A lending pool is the shared reservoir of capital that a decentralized lending protocol uses to match many depositors with many borrowers at once, rather than pairing individual lenders and borrowers directly. When a user deposits an asset, the smart contract mints a receipt token, such as Aave's aTokens or Compound's cTokens, representing their claim on the pool plus accrued interest, which keeps funds liquid and transferable even while they earn yield.
Interest rates inside a lending pool are not set by a bank or a committee. Most protocols use an algorithmic "kinked" curve tied to utilization, the share of deposited funds currently borrowed. Rates rise gradually as utilization climbs toward a target level, then increase sharply beyond it, a design meant to keep enough liquidity available for withdrawals while pulling in fresh deposits when demand for loans is high.

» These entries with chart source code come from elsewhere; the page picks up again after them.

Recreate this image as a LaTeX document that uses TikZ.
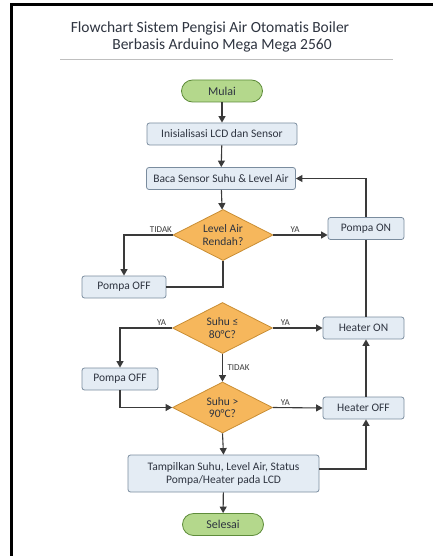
\documentclass[tikz,border=0pt]{standalone}
\usepackage{fontspec}
\setmainfont[Ligatures=NoCommon]{Carlito}
\usetikzlibrary{shapes.geometric,arrows.meta}
\definecolor{termfill}{HTML}{B4D88C}
\definecolor{termdraw}{HTML}{5E8C3A}
\definecolor{procfill}{HTML}{E4ECF4}
\definecolor{procdraw}{HTML}{7A8C9E}
\definecolor{decfill}{HTML}{F6B75C}
\definecolor{decdraw}{HTML}{C98E34}
\definecolor{linecol}{HTML}{3A3A3A}
\definecolor{textcol}{HTML}{2E3440}
\begin{document}
\begin{tikzpicture}[x=1pt, y=-1pt, >={Triangle[length=6.5pt,width=7pt]},
	every node/.style={text=textcol},
	terminal/.style={draw=termdraw, fill=termfill, line width=0.8pt, rounded corners=11pt, minimum width=81pt, minimum height=22pt, inner sep=0pt, font=\fontsize{12}{13}\selectfont},
	process/.style={draw=procdraw, fill=procfill, line width=0.8pt, rounded corners=2.5pt, minimum height=22pt, inner sep=0pt, font=\fontsize{11.5}{13}\selectfont, align=center},
	decision/.style={diamond, aspect=2, draw=decdraw, fill=decfill, line width=0.8pt, minimum width=100pt, minimum height=51pt, inner sep=0pt, font=\fontsize{11.5}{12.5}\selectfont, align=center},
	flow/.style={draw=linecol, line width=1.1pt},
	lbl/.style={font=\fontsize{9}{10}\selectfont, text=linecol, inner sep=1.5pt}]
	\useasboundingbox (0,0) rectangle (433,556);
	% 边框与标题
	\draw[line width=3pt, black] (11.5,556) -- (11.5,4.5) -- (433,4.5);
	\node[font=\fontsize{15.5}{17}\selectfont] (judul1) at (210,28) {Flowchart Sistem Pengisi Air Otomatis Boiler};
	\node[font=\fontsize{15.5}{17}\selectfont] (judul2) at (222,45.5) {Berbasis Arduino Mega Mega 2560};
	\draw[gray!50, line width=0.6pt] (60,59.5) -- (393,59.5);
	
	% 主流程
	\node[terminal] (mulai) at (222,91) {Mulai};
	\node[process, minimum width=150pt] (init) at (222,134) {Inisialisasi LCD dan Sensor};
	\node[process, minimum width=149pt] (baca) at (221,178.5) {Baca Sensor Suhu \& Level Air};
	\node[decision] (level) at (223,235) {Level Air\\Rendah?};
	\node[process, minimum width=84pt] (pompaoff1) at (124,287) {Pompa OFF};
	\node[process, minimum width=76pt] (pompaon) at (366,228.5) {Pompa ON};
	\node[decision] (suhu1) at (222.5,328) {Suhu ≤\\80°C?};
	\node[process, minimum width=76pt] (pompaoff2) at (120,379) {Pompa OFF};
	\node[process, minimum width=81pt] (heateron) at (363.5,328) {Heater ON};
	\node[decision] (suhu2) at (222.5,407.5) {Suhu >\\90°C?};
	\node[process, minimum width=81pt] (heateroff) at (363.5,408) {Heater OFF};
	\node[process, minimum width=191pt, minimum height=37pt] (tampil) at (223.5,473.5) {Tampilkan Suhu, Level Air, Status\\Pompa/Heater pada LCD};
	\node[terminal] (selesai) at (223,524.5) {Selesai};
	
	% 箭头
	\draw[flow, ->] (mulai) -- (init);
	\draw[flow, ->] (init) -- (baca);
	\draw[flow, ->] (baca) -- (level);
	\draw[flow, ->] (level.west) -| node[lbl, pos=0.12, above] {TIDAK} (pompaoff1.north);
	\draw[flow] (level.south) |- (pompaoff1.east);
	\draw[flow, ->] (level.east) -- node[lbl, pos=0.4, above] {YA} (level.east -| pompaon.west);
	\draw[flow, ->] (pompaon.north) |- (baca.east);
	\draw[flow] (pompaon.south) -- (heateron.north -| pompaon.south);
	\draw[flow, ->] (suhu1.west) -| node[lbl, pos=0.1, above] {YA} (pompaoff2.north);
	\draw[flow, ->] (suhu1.east) -- node[lbl, pos=0.25, above] {YA} (heateron.west);
	\draw[flow, ->] (suhu1.south) -- node[lbl, right=3pt] {TIDAK} (suhu2.north);
	\draw[flow, ->] (pompaoff2.south) |- (suhu2.west);
	\draw[flow, ->] (suhu2.east) -- node[lbl, pos=0.25, above] {YA} (heateroff.west);
	\draw[flow, ->] (heateroff.north -| pompaon.south) -- (heateron.south -| pompaon.south);
	\draw[flow, ->] (suhu2.south) -- (tampil.north);
	\draw[flow, ->] ([yshift=4.5pt]tampil.east) -| (heateroff.south -| pompaon.south);
	\draw[flow, ->] (tampil) -- (selesai);
\end{tikzpicture}
\end{document}
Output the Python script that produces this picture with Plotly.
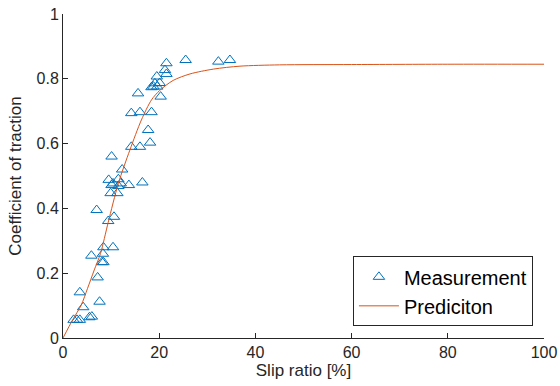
import plotly.graph_objects as go

# Measurement points (slip ratio %, coefficient of traction)
meas_x = [2.2, 2.9, 3.5, 3.5, 4.2, 5.5, 6.0, 5.9, 7.2, 7.6, 7.0, 8.1, 8.4, 8.3, 8.4, 10.4, 9.4, 10.6,
          9.9, 11.3, 9.5, 10.4, 11.5, 12.0, 10.1, 11.5, 13.7, 16.5, 12.3, 10.1,
          14.2, 16.0, 18.1, 17.7, 14.2, 16.0, 18.4, 15.6, 20.3, 18.4, 18.8, 19.6, 19.1, 20.1,
          19.5, 21.2, 21.5, 21.5, 25.5, 32.3, 34.7]
meas_y = [0.056, 0.056, 0.056, 0.141, 0.095, 0.064, 0.066, 0.254, 0.187, 0.112, 0.395, 0.234, 0.234, 0.26, 0.28, 0.28, 0.361, 0.374,
          0.447, 0.447, 0.488, 0.477, 0.49, 0.477, 0.472, 0.469, 0.472, 0.48, 0.52, 0.56,
          0.59, 0.59, 0.603, 0.642, 0.694, 0.697, 0.697, 0.755, 0.745, 0.774, 0.776, 0.776, 0.786, 0.787,
          0.807, 0.827, 0.815, 0.848, 0.858, 0.853, 0.858]

# Prediction curve
pred_x = [0, 2.0, 3.8, 5.1, 6.5, 7.8, 9.4, 11.5, 13.9, 16.3, 18.4, 20.1, 22.9, 26.4, 31.3, 36.8, 45, 60, 80, 100]
pred_y = [0, 0.056, 0.102, 0.153, 0.21, 0.261, 0.357, 0.477, 0.58, 0.673, 0.735, 0.764, 0.795, 0.815, 0.830, 0.839, 0.843, 0.844, 0.845, 0.845]

x_ticks = [0, 20, 40, 60, 80, 100]
y_ticks = [0, 0.2, 0.4, 0.6, 0.8, 1]
y_ticklabels = ["0", "0.2", "0.4", "0.6", "0.8", "1"]

FONT = "Liberation Sans, Arial, sans-serif"

fig = go.Figure()
fig.add_trace(go.Scatter(
    x=meas_x, y=meas_y, mode="markers", name="Measurement",
    marker=dict(symbol="triangle-up-open", size=10, color="#0072BD", line=dict(width=1))
))
fig.add_trace(go.Scatter(
    x=pred_x, y=pred_y, mode="lines", name="Prediciton",
    line=dict(color="#D95319", width=1, shape="spline", smoothing=0.8)
))

axis_common = dict(
    showgrid=False, zeroline=False, showline=True, linecolor="#262626", linewidth=1,
    ticks="inside", ticklen=5, tickcolor="#262626",
    tickfont=dict(family=FONT, size=16, color="#262626"),
    mirror=False, automargin=False,
)

fig.update_layout(
    width=560, height=386,
    margin=dict(l=63, r=16, t=14, b=48, autoexpand=False),
    paper_bgcolor="white", plot_bgcolor="white",
    xaxis=dict(range=[0, 100], tickvals=x_ticks,
               title=dict(text="Slip ratio [%]", standoff=2,
                          font=dict(family=FONT, size=17, color="#262626")),
               **axis_common),
    yaxis=dict(range=[0, 1], tickvals=y_ticks, ticktext=y_ticklabels,
               title=dict(text="Coefficient of traction", standoff=10,
                          font=dict(family=FONT, size=17, color="#262626")),
               **axis_common),
    legend=dict(x=0.977, y=0.036, xanchor="right", yanchor="bottom",
                bgcolor="white", bordercolor="#262626", borderwidth=1,
                font=dict(family=FONT, size=20, color="black"),
                itemwidth=40, tracegroupgap=0),
    showlegend=True,
)

fig.write_html("out.html",
               config={"displayModeBar": False},
               post_script="document.body.style.margin='0px';document.body.style.overflow='hidden';")
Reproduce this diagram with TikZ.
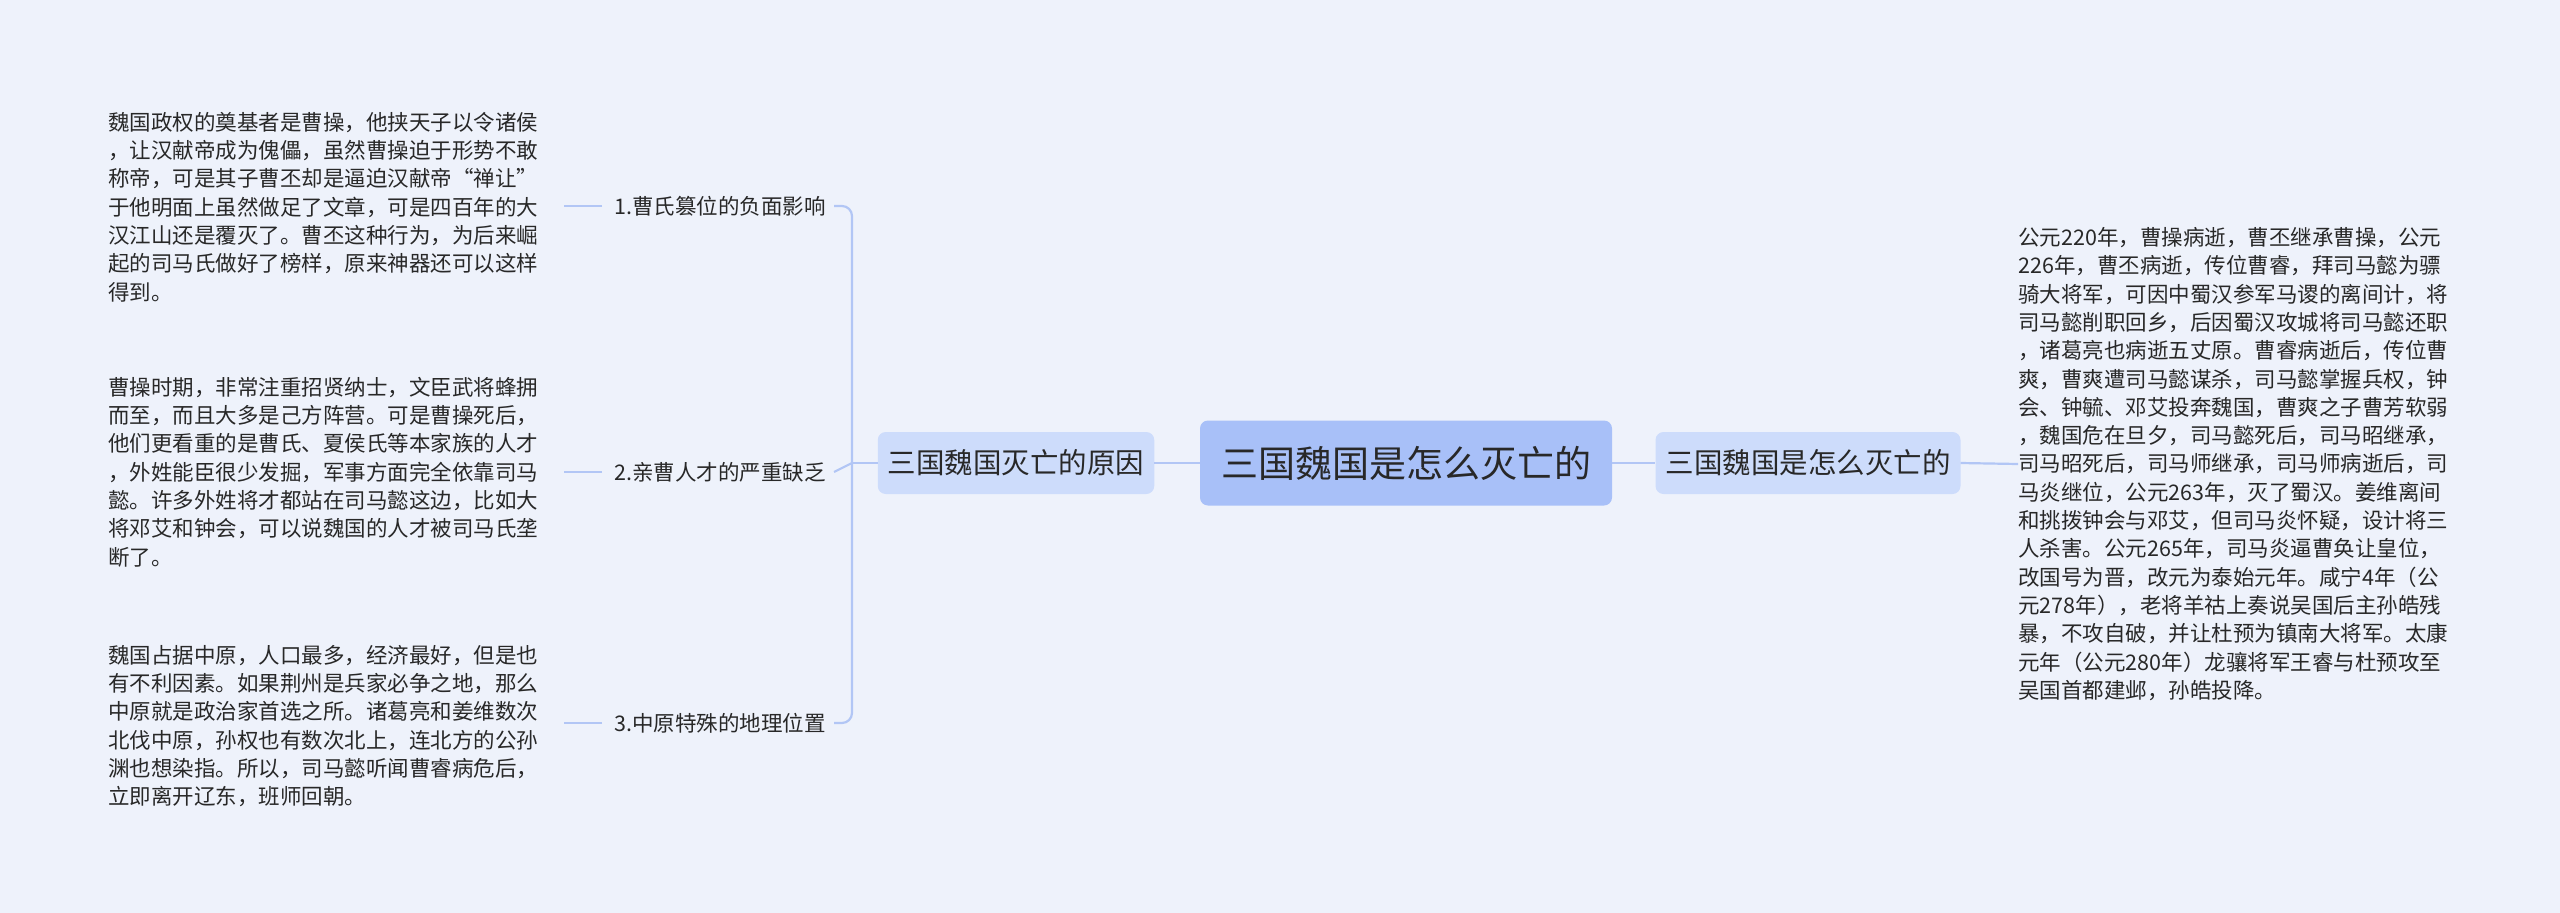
\documentclass[tikz,border=0pt]{standalone}
\usepackage{fontspec}
\setmainfont{Noto Sans CJK SC}
\usetikzlibrary{positioning}
\definecolor{bgcol}{RGB}{238,242,251}
\definecolor{linecol}{RGB}{178,198,245}
\definecolor{rootcol}{RGB}{168,192,248}
\definecolor{subcol}{RGB}{205,220,251}
\definecolor{txtcol}{RGB}{40,40,40}
\tikzset{
  rootbox/.style={fill=rootcol,rounded corners=8pt,minimum width=412pt,minimum height=85pt,font=\fontsize{37pt}{40pt}\selectfont,text=txtcol},
  subbox/.style={fill=subcol,rounded corners=8pt,minimum height=62pt,inner xsep=10pt,font=\fontsize{28.5pt}{32pt}\selectfont,text=txtcol},
  leaf/.style={inner sep=0pt,font=\fontsize{21.5pt}{24pt}\selectfont,text=txtcol},
  note/.style={inner sep=0pt,align=left,font=\fontsize{21.5pt}{28.3pt}\selectfont,text=txtcol},
  link/.style={draw=linecol,line width=2.2pt}
}
\begin{document}
\begin{tikzpicture}[x=1pt,y=-1pt]
	\fill[bgcol] (0,0) rectangle (2560,913);
	\useasboundingbox (0,0) rectangle (2560,913);
	
	% main nodes
	\node[rootbox] (root) at (1406,463) {三国魏国是怎么灭亡的};
	\node[subbox] (why) at (1016,463) {三国魏国灭亡的原因};
	\node[subbox] (how) at (1808,463) {三国魏国是怎么灭亡的};
	
	% reasons
	\node[leaf,anchor=east] (r1) at (826,206) {1.曹氏篡位的负面影响};
	\node[leaf,anchor=east] (r2) at (826,472) {2.亲曹人才的严重缺乏};
	\node[leaf,anchor=east] (r3) at (826,723) {3.中原特殊的地理位置};
	
	% Text Node
	\node[note,anchor=west] (t1) at (108,207) {魏国政权的奠基者是曹操，他挟天子以令诸侯\\，让汉献帝成为傀儡，虽然曹操迫于形势不敢\\称帝，可是其子曹丕却是逼迫汉献帝“禅让”\\于他明面上虽然做足了文章，可是四百年的大\\汉江山还是覆灭了。曹丕这种行为，为后来崛\\起的司马氏做好了榜样，原来神器还可以这样\\得到。};
	\node[note,anchor=west] (t2) at (108,472) {曹操时期，非常注重招贤纳士，文臣武将蜂拥\\而至，而且大多是己方阵营。可是曹操死后，\\他们更看重的是曹氏、夏侯氏等本家族的人才\\，外姓能臣很少发掘，军事方面完全依靠司马\\懿。许多外姓将才都站在司马懿这边，比如大\\将邓艾和钟会，可以说魏国的人才被司马氏垄\\断了。};
	\node[note,anchor=west] (t3) at (108,726) {魏国占据中原，人口最多，经济最好，但是也\\有不利因素。如果荆州是兵家必争之地，那么\\中原就是政治家首选之所。诸葛亮和姜维数次\\北伐中原，孙权也有数次北上，连北方的公孙\\渊也想染指。所以，司马懿听闻曹睿病危后，\\立即离开辽东，班师回朝。};
	\node[note,anchor=west] (t4) at (2018,464) {公元220年，曹操病逝，曹丕继承曹操，公元\\226年，曹丕病逝，传位曹睿，拜司马懿为骠\\骑大将军，可因中蜀汉参军马谡的离间计，将\\司马懿削职回乡，后因蜀汉攻城将司马懿还职\\，诸葛亮也病逝五丈原。曹睿病逝后，传位曹\\爽，曹爽遭司马懿谋杀，司马懿掌握兵权，钟\\会、钟毓、邓艾投奔魏国，曹爽之子曹芳软弱\\，魏国危在旦夕，司马懿死后，司马昭继承，\\司马昭死后，司马师继承，司马师病逝后，司\\马炎继位，公元263年，灭了蜀汉。姜维离间\\和挑拨钟会与邓艾，但司马炎怀疑，设计将三\\人杀害。公元265年，司马炎逼曹奂让皇位，\\改国号为晋，改元为泰始元年。咸宁4年（公\\元278年），老将羊祜上奏说吴国后主孙皓残\\暴，不攻自破，并让杜预为镇南大将军。太康\\元年（公元280年）龙骧将军王睿与杜预攻至\\吴国首都建邺，孙皓投降。};
	
	% connectors
	\draw[link] (root.west) -- (why.east);
	\draw[link] (root.east) -- (how.west);
	\draw[link] (how.east) -- (t4.west);
	\coordinate (fork) at (852,463);
	\draw[link] (why.west) -- (fork);
	\draw[link,rounded corners=10pt] (r1.east) ++(8,0) -- (852,206) -- (852,723) -- ([xshift=8pt]r3.east);
	\draw[link] ([xshift=8pt]r2.east) -- (fork);
	\draw[link] (r1.west) ++(-12,0) -- ++(-38,0);
	\draw[link] (r2.west) ++(-12,0) -- ++(-38,0);
	\draw[link] (r3.west) ++(-12,0) -- ++(-38,0);
\end{tikzpicture}
\end{document}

Because there is no credit check or identity verification, borrowers must post collateral, typically worth more than the loan itself, an approach known as overcollateralization. Common collateral includes stablecoins, wrapped Bitcoin, or Ether. If the collateral's value falls too close to the loan's value, the position can be automatically sold off in a liquidation to protect depositors from loss.
Lending pools carry risks beyond normal market volatility: smart contract bugs, oracle price manipulation, and cascading liquidations during sharp downturns have all triggered losses across major DeFi protocols. Even so, lending pools remain one of the most widely used building blocks in decentralized finance, underpinning leveraged trading, yield strategies, and on-chain credit markets.